Cette fois, Macron revient à la charge, sous prétexte de lutte contre l’antisémitisme, comme si l’anonymat était la cause des propos haineux et racistes tenus sur internet. Une offensive qui pourrait prendre un tour directement policier, le secrétaire d’Etat chargé du Numérique Mounir Mahjoubi ayant en effet évoqué une possibilité de de porter plainte sur internet contre les propos haineux, condamnables par la loi, exhortant par ailleurs les entreprises du net à collaborer avec les services de police et de justice pour pouvoir.

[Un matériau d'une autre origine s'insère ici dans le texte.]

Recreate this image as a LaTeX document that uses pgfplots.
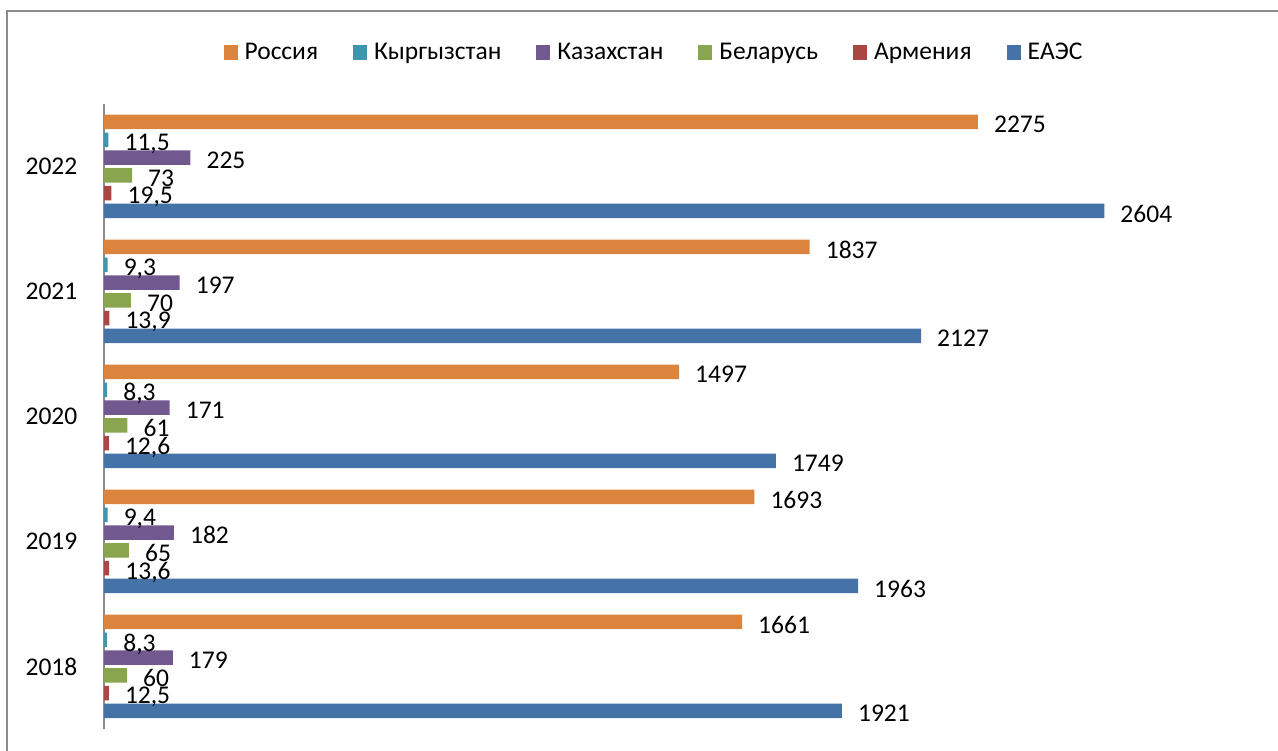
\documentclass[border=0pt]{standalone}
\usepackage{fontspec}
\setmainfont{Carlito}
\usepackage{pgfplots}
\pgfplotsset{compat=1.18}
\definecolor{cRu}{HTML}{DB843D}
\definecolor{cKg}{HTML}{3D96AE}
\definecolor{cKz}{HTML}{71588F}
\definecolor{cBy}{HTML}{89A54E}
\definecolor{cAm}{HTML}{AA4643}
\definecolor{cEa}{HTML}{4572A7}
\begin{document}
\fontsize{25.5}{30}\selectfont
\begin{tikzpicture}[x=1pt,y=1pt]
\path[use as bounding box] (0,0) rectangle (1278,751);
\draw[line width=2pt, color=black!45] (7,0) -- (7,740) -- (1278,740);
\begin{axis}[
  at={(104pt,22pt)}, anchor=south west, scale only axis,
  width=1114pt, height=625pt,
  xmin=0, xmax=2900, ymin=-0.5, ymax=4.5,
  xbar, bar width=14.5pt,
  axis x line=none, axis y line*=left,
  y axis line style={-, draw=black!45, line width=1.5pt},
  ytick={0,1,2,3,4}, yticklabels={2018,2019,2020,2021,2022},
  major tick length=0pt,
  yticklabel style={xshift=-18pt},
  /pgf/number format/.cd, use comma, 1000 sep={}, assume math mode=true, /pgfplots/.cd,
  point meta=x,
  nodes near coords,
  every node near coord/.append style={text=black, anchor=west, inner sep=0pt, xshift=16pt, text depth=0pt, yshift=-2.5pt},
  legend columns=6,
  legend style={at={(0.4928,1.0816)}, anchor=center, draw=none, fill=none,
    /tikz/every odd column/.append style={column sep=7pt},
    /tikz/every even column/.append style={column sep=35pt},
    nodes={inner sep=0pt}},
  legend image code/.code={\fill (0pt,-7.5pt) rectangle (14pt,7.5pt);},
]
\addplot[fill=cRu, draw=none, bar shift=44.5pt] coordinates {(1661,0) (1693,1) (1497,2) (1837,3) (2275,4)};
\addplot[fill=cKg, draw=none, bar shift=26.7pt] coordinates {(8.3,0) (9.4,1) (8.3,2) (9.3,3) (11.5,4)};
\addplot[fill=cKz, draw=none, bar shift=8.9pt] coordinates {(179,0) (182,1) (171,2) (197,3) (225,4)};
\addplot[fill=cBy, draw=none, bar shift=-8.9pt] coordinates {(60,0) (65,1) (61,2) (70,3) (73,4)};
\addplot[fill=cAm, draw=none, bar shift=-26.7pt] coordinates {(12.5,0) (13.6,1) (12.6,2) (13.9,3) (19.5,4)};
\addplot[fill=cEa, draw=none, bar shift=-44.5pt] coordinates {(1921,0) (1963,1) (1749,2) (2127,3) (2604,4)};
\legend{Россия, Кыргызстан, Казахстан, Беларусь, Армения, ЕАЭС}
\end{axis}
\end{tikzpicture}
\end{document}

Faut-il le préciser : ce n’est nullement l’anonymat qui contribue à tenir des propos haineux, racistes. Ce serait bien même le contraire. Ceux qui propagent leur haine sont connus de tous, et protégés non par l’anonymat, mais par l’impunité même dont ils jouissent du fait de leur rang social ; ces noms, nous les connaissons tous, ce sont ceux de Marlène Schiappa, qui assimilent le Mariage pour tous et le fondamentalisme islamique, ceux d’un Finkilekraut, d’un Zemmour, d’un Macron qui s’autorise des « petits phrases » anti-pauvres ; c’est la haine, physique celle-là, de la police, contre les Gilets Jaunes depuis le début du mouvement, et, surtout, contre les jeunes de banlieue, contre toutes les minorités.